7. Competitive Landscape and Moats

GPC competes in a crowded behind-the-meter power category against energy developers, independent power producers, turbine and engine OEMs offering turnkey on-site plants, and the utilities and grid interconnection it positions itself against. Its differentiation is the bundled, owned-and-operated, thermally integrated package aimed squarely at data centers in deregulated markets.

Closest rival: the grid itself. GPC's most direct competitor is not another startup but utility interconnection, which it explicitly frames itself as an alternative to. Where GPC wins: speed to energization and the ability to site where gas is available rather than where the grid has capacity, plus the CHP-and-chilling efficiency that a pure grid feed cannot offer. Where GPC loses: a completed grid interconnection is typically cheaper per MW over time, carries no fuel-price exposure, and avoids the emissions profile of continuous gas combustion. Other energy developers and turbine OEMs can assemble a comparable on-site offering using the same commodity equipment.

On moats, be skeptical of asserted durability.

  1. Capital and asset ownership. Owning gigawatt-scale generation is a barrier to small entrants but not to well-funded IPPs or infrastructure funds.

  2. Site and developer relationships. Embedding with land banks and co-developers creates switching costs once a project is committed, the most credible moat here.

  3. Execution and integration. Real but replicable by any disciplined energy operator.

8. Risks and Open Questions

The picture turns on a handful of unknowns, none of which available material resolves.

  • Fuel and emissions exposure. Long-term contracts on a gas-fueled model carry direct natural gas price risk and a carbon profile that may collide with hyperscaler sustainability commitments. How is fuel-price risk allocated between GPC and the customer?

  • AI-capex cyclicality. Demand is driven by the AI compute buildout; a slowdown in data center capital spending would directly hit the project pipeline. What is contracted versus speculative?

  • Defensibility. The technology is mature and replicable. What, beyond capital and relationships, prevents an incumbent IPP from offering the same package?

  • Capital and balance sheet.
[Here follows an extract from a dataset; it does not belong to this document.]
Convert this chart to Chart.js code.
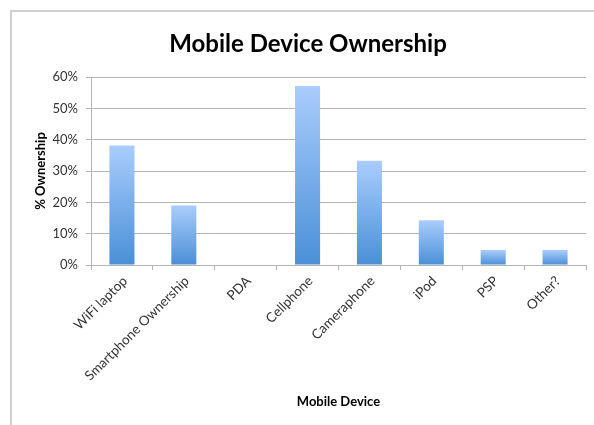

Who are the private equity backers, how much is committed, and what is the cost of capital for gigawatt-scale builds?

  • Traction. Are there signed customers, financed projects, or operating facilities, or is this still pre-revenue?

9. Bottom Line

GPC Infrastructure is a well-timed bet on behind-the-meter gas as primary data center power, riding a genuine interconnection bottleneck. It works if and only if the team can finance and execute gigawatt-scale projects faster and cheaper than customers can wait for the grid, because the underlying technology is not itself proprietary. The thing to watch next: any disclosed signed customer or financed project, which would convert an articulate thesis into evidence of a real, fundable business.

10. For the Nerds

The technical bet that determines whether the differentiation holds is the CHP-plus-absorption-chilling loop. The claimed 90% thermal efficiency is a system-level figure that counts both electricity and recovered heat, not an electrical efficiency, and the "up to 100 MW of equivalent cooling from 100 MW of generation" claim depends on continuous high heat-recovery and favorable load matching between generation output and cooling demand. In practice, absorption chillers have a lower coefficient of performance than electric chillers, so the economics rest on the heat being effectively free; if the cooling load and the generation profile diverge, realized efficiency drops below the spec.
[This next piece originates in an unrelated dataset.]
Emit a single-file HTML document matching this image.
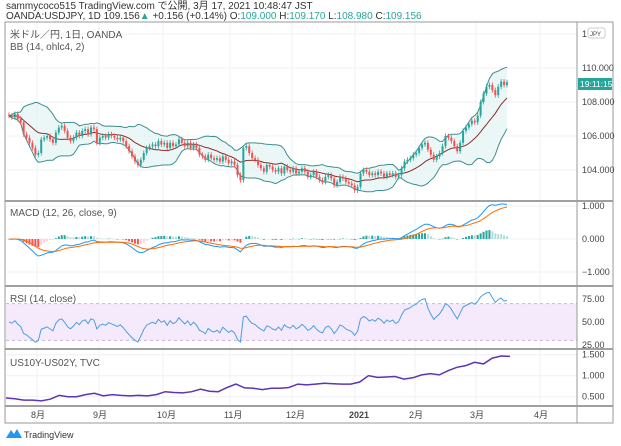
<!DOCTYPE html>
<html><head><meta charset="utf-8"><style>
body{margin:0;background:#fff;width:621px;height:441px;overflow:hidden;font-family:"Liberation Sans","Noto Sans CJK JP",sans-serif}
svg text{font-family:"Liberation Sans","Noto Sans CJK JP",sans-serif}
</style></head><body>
<svg id="c" width="621" height="441">
<text x="6" y="9" font-size="10" fill="#333">sammycoco515 TradingView.com で公開, 3月 17, 2021 10:48:47 JST</text>
<text x="6" y="19" font-size="10" fill="#333">OANDA:USDJPY, 1D 109.156<tspan fill="#26a69a">▲</tspan> +0.156 (+0.14%) O:<tspan fill="#26a69a">109.000</tspan> H:<tspan fill="#26a69a">109.170</tspan> L:<tspan fill="#26a69a">108.980</tspan> C:<tspan fill="#26a69a">109.156</tspan></text>
<g id="grid"></g>
<g id="marks"></g>
<g id="frame"></g>
</svg>
<script>
const closes=[107.2,107.1,107.3,107.0,106.8,106.1,105.9,105.6,105.3,104.9,
105.0,105.8,105.9,106.0,105.8,105.6,106.2,106.5,106.6,106.3,
105.9,105.7,105.9,106.2,106.0,106.3,106.4,106.1,106.5,106.4,
105.6,105.9,106.0,105.9,106.1,106.0,105.9,105.8,105.9,105.7,
105.4,105.1,104.8,104.5,104.3,104.6,105.0,105.3,105.4,105.5,
105.4,105.7,105.5,105.6,105.3,105.6,105.4,105.5,105.8,105.6,
105.4,105.6,105.3,105.5,105.3,104.9,104.8,104.6,104.9,104.7,
104.6,104.7,104.5,104.8,104.6,104.4,104.5,104.3,103.7,103.4,
105.3,105.4,105.0,104.7,104.6,104.3,104.1,103.9,104.3,104.2,
104.0,103.9,104.1,103.8,104.2,104.0,103.9,104.1,103.8,103.9,
104.1,103.9,103.6,103.7,103.9,103.6,103.4,103.3,103.6,103.7,
103.5,103.1,103.3,103.6,103.5,103.3,103.2,103.1,102.8,103.0,
103.8,104.0,103.9,103.7,103.8,103.7,103.9,103.8,103.6,103.8,
103.7,103.8,103.6,103.7,104.1,104.5,104.6,104.7,104.9,105.0,
105.3,105.5,105.6,105.2,104.9,104.6,104.8,105.0,105.4,106.0,
105.9,105.7,105.4,105.1,105.6,106.3,106.5,106.7,106.9,106.8,
107.2,108.0,108.5,108.9,109.0,108.7,108.4,108.9,109.2,109.0,109.16];
const spread=[0.47,0.45,0.42,0.42,0.40,0.44,0.53,0.50,0.50,0.55,
0.58,0.52,0.55,0.53,0.52,0.53,0.52,0.55,0.62,0.60,
0.59,0.62,0.68,0.63,0.62,0.72,0.80,0.71,0.70,0.67,
0.70,0.70,0.72,0.80,0.78,0.80,0.82,0.81,0.80,0.80,
0.85,1.00,0.96,0.97,0.98,0.92,0.95,1.02,1.05,1.02,
1.12,1.20,1.24,1.32,1.28,1.42,1.47,1.46];
const priceTicks=[104,106,108,110,112];
const macdTicks=[-1,0,1];
const rsiTicks=[25,50,75];
const spreadTicks=[0.5,1.0,1.5];
const monthLabels=["8月","9月","10月","11月","12月","2021","2月","3月","4月"];
const monthX=[37,99,163,230,292,355,415,476,540];

const NS="http://www.w3.org/2000/svg";
const L=6,R=577;
function mk(p,tag,at){const e=document.createElementNS(NS,tag);for(const k in at)e.setAttribute(k,at[k]);p.appendChild(e);return e;}
const G=document.getElementById('grid'),M=document.getElementById('marks'),F=document.getElementById('frame');
const bx=i=>L+3+i*(507-9)/(closes.length-1);
const py=v=>68+(110-v)*17;
const my=v=>239-v*33;
const ry=v=>322-(v-50)*0.92;
const sx=i=>L+i*(510-L)/(spread.length-1);
const sy=v=>375.7-(v-1)*42;

monthX.forEach(x=>{const l=mk(G,'line',{x1:x,x2:x,y1:22,y2:406,stroke:'#eef0f3'});});
priceTicks.forEach(v=>{const l=mk(G,'line',{x1:L,x2:R,y1:py(v),y2:py(v),stroke:'#eef0f3'});});
macdTicks.forEach(v=>mk(G,'line',{x1:L,x2:R,y1:my(v),y2:my(v),stroke:'#eef0f3'}));
spreadTicks.forEach(v=>mk(G,'line',{x1:L,x2:R,y1:sy(v),y2:sy(v),stroke:'#eef0f3'}));
const band=mk(M,'rect',{x:L,y:ry(70),width:R-L,height:ry(30)-ry(70),fill:'#f5eafb'});

[70,30].forEach(v=>mk(M,'line',{x1:L,x2:R,y1:ry(v),y2:ry(v),stroke:'#c9b3d6','stroke-dasharray':'3,3'}));

const N=14;let up=[],lo=[],mid=[];
closes.forEach((c,i)=>{const w=closes.slice(Math.max(0,i-N+1),i+1);const m=w.reduce((a,b)=>a+b,0)/w.length;const sd=Math.sqrt(w.reduce((a,b)=>a+(b-m)*(b-m),0)/w.length);mid.push(m);up.push(m+2*sd);lo.push(m-2*sd);});
const pts=a=>a.map((v,i)=>bx(i).toFixed(1)+','+py(v).toFixed(1)).join(' ');
const fill=mk(M,'polygon',{points:pts(up)+' '+lo.map((v,i)=>[bx(i),py(v)]).reverse().map(p=>p[0].toFixed(1)+','+p[1].toFixed(1)).join(' '),fill:'#e6f4f4','fill-opacity':0.8});

const bu=mk(M,'polyline',{points:pts(up),fill:'none',stroke:'#3d8f8f','stroke-width':1});

const bl=mk(M,'polyline',{points:pts(lo),fill:'none',stroke:'#3d8f8f','stroke-width':1});

const bm=mk(M,'polyline',{points:pts(mid),fill:'none',stroke:'#8b2e2e','stroke-width':1});


closes.forEach((c,i)=>{const o=i?closes[i-1]:c+0.05;const col=c>=o?'#26a69a':'#ef5350';const x=bx(i);
const hi=Math.max(o,c)+0.15,lw=Math.min(o,c)-0.15;
const g=mk(M,'g',{});


mk(g,'line',{x1:x,x2:x,y1:py(hi),y2:py(lw),stroke:col,'stroke-width':0.8});
mk(g,'rect',{x:x-1,y:py(Math.max(o,c)),width:2,height:Math.max(1,Math.abs(py(o)-py(c))),fill:col});});

function ema(a,n){const k=2/(n+1);let r=[],p=a[0];a.forEach(v=>{p=v*k+p*(1-k);r.push(p);});return r;}
const e12=ema(closes,12),e26=ema(closes,26);const macd=e12.map((v,i)=>v-e26[i]);const sig=ema(macd,9);
macd.forEach((v,i)=>{const h=v-sig[i];const prev=i?macd[i-1]-sig[i-1]:0;
const col=h>=0?(h>=prev?'#26a69a':'#b2dfdb'):(h<prev?'#ff5252':'#ffcdd2');
const r=mk(M,'rect',{x:bx(i)-1,y:Math.min(my(0),my(h)),width:2,height:Math.max(0.5,Math.abs(my(h)-my(0))),fill:col});
});
const ml=mk(M,'polyline',{points:macd.map((v,i)=>bx(i).toFixed(1)+','+my(v).toFixed(1)).join(' '),fill:'none',stroke:'#2196f3','stroke-width':1});

const sl=mk(M,'polyline',{points:sig.map((v,i)=>bx(i).toFixed(1)+','+my(v).toFixed(1)).join(' '),fill:'none',stroke:'#ff6d00','stroke-width':1});


let ag=0.15,al=0.15,rsi=[];
closes.forEach((c,i)=>{if(i===0){rsi.push(50);return;}const d=c-closes[i-1];const g=Math.max(d,0),l=Math.max(-d,0);
ag=(ag*13+g)/14;al=(al*13+l)/14;
rsi.push(100-100/(1+ag/al));});
const rl=mk(M,'polyline',{points:rsi.map((v,i)=>bx(i).toFixed(1)+','+ry(v).toFixed(1)).join(' '),fill:'none',stroke:'#4a9ee0','stroke-width':1});


const spl=mk(M,'polyline',{points:spread.map((v,i)=>sx(i).toFixed(1)+','+sy(v).toFixed(1)).join(' '),fill:'none',stroke:'#5e35b1','stroke-width':1.5});


mk(F,'rect',{x:5,y:22,width:608,height:401,fill:'none',stroke:'#9a9a9a','stroke-width':1});
mk(F,'line',{x1:R,x2:R,y1:22,y2:423,stroke:'#9a9a9a'});
[201,286,349,406].forEach(y=>{const l=mk(F,'line',{x1:5,x2:613,y1:y,y2:y,stroke:'#a0a0a0','stroke-width':2});});
function lab(x,y,t,name,extra){const e=mk(F,'text',Object.assign({x:x,y:y,'font-size':9,fill:'#444'},extra||{}));e.textContent=t;return e;}
priceTicks.forEach(v=>{if(v<112)lab(582,py(v)+3,v.toFixed(3),'price-tick');});
lab(582,37,'1','price-tick');
macdTicks.forEach(v=>lab(582,my(v)+3,(v<0?'−':'')+Math.abs(v).toFixed(3),'macd-tick'));
rsiTicks.forEach(v=>lab(582,ry(v)+3,v.toFixed(2),'rsi-tick'));
spreadTicks.forEach(v=>lab(582,sy(v)+3,v.toFixed(3),'spread-tick'));
monthLabels.forEach((t,i)=>lab(monthX[i]-6,418,t,'time-tick',t==='2021'?{'font-weight':'bold'}:{}));
const jp=mk(F,'rect',{x:588,y:28,width:17,height:10,fill:'#fff',stroke:'#ccc',rx:2});

lab(590,36,'JPY','currency-label',{'font-size':6});
const pl=mk(F,'rect',{x:578,y:78,width:34,height:12,fill:'#26a69a'});

lab(580,87,'19:11:15','countdown',{fill:'#fff','font-size':8.5});
lab(10,38,'米ドル／円, 1日, OANDA','main-legend',{'font-size':10,fill:'#555'});
lab(10,50,'BB (14, ohlc4, 2)','bb-legend',{'font-size':10,fill:'#555'});
lab(10,216,'MACD (12, 26, close, 9)','macd-legend',{'font-size':10,fill:'#555'});
lab(10,302,'RSI (14, close)','rsi-legend',{'font-size':10,fill:'#555'});
lab(10,366,'US10Y-US02Y, TVC','spread-legend',{'font-size':10,fill:'#555'});
const lg=mk(F,'path',{d:'M6 438 L11 430 L14 434 L17 429 L22 438 Z',fill:'#2196f3'});

lab(24,438,'TradingView','tradingview-brand',{'font-size':9,fill:'#333'});
</script>
</body></html>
The deeper open question is reliability architecture. Replacing a grid connection with on-site generation removes the grid's effective infinite-bus backstop, so achieving data center uptime requires N+1 or better redundancy across generation units, plus contracted firm gas supply. Whether GPC also retains a grid tie or storage for contingency, and how it handles maintenance outages on continuously running prime movers, is the engineering detail that separates a credible primary-power offering from a glorified backup plant.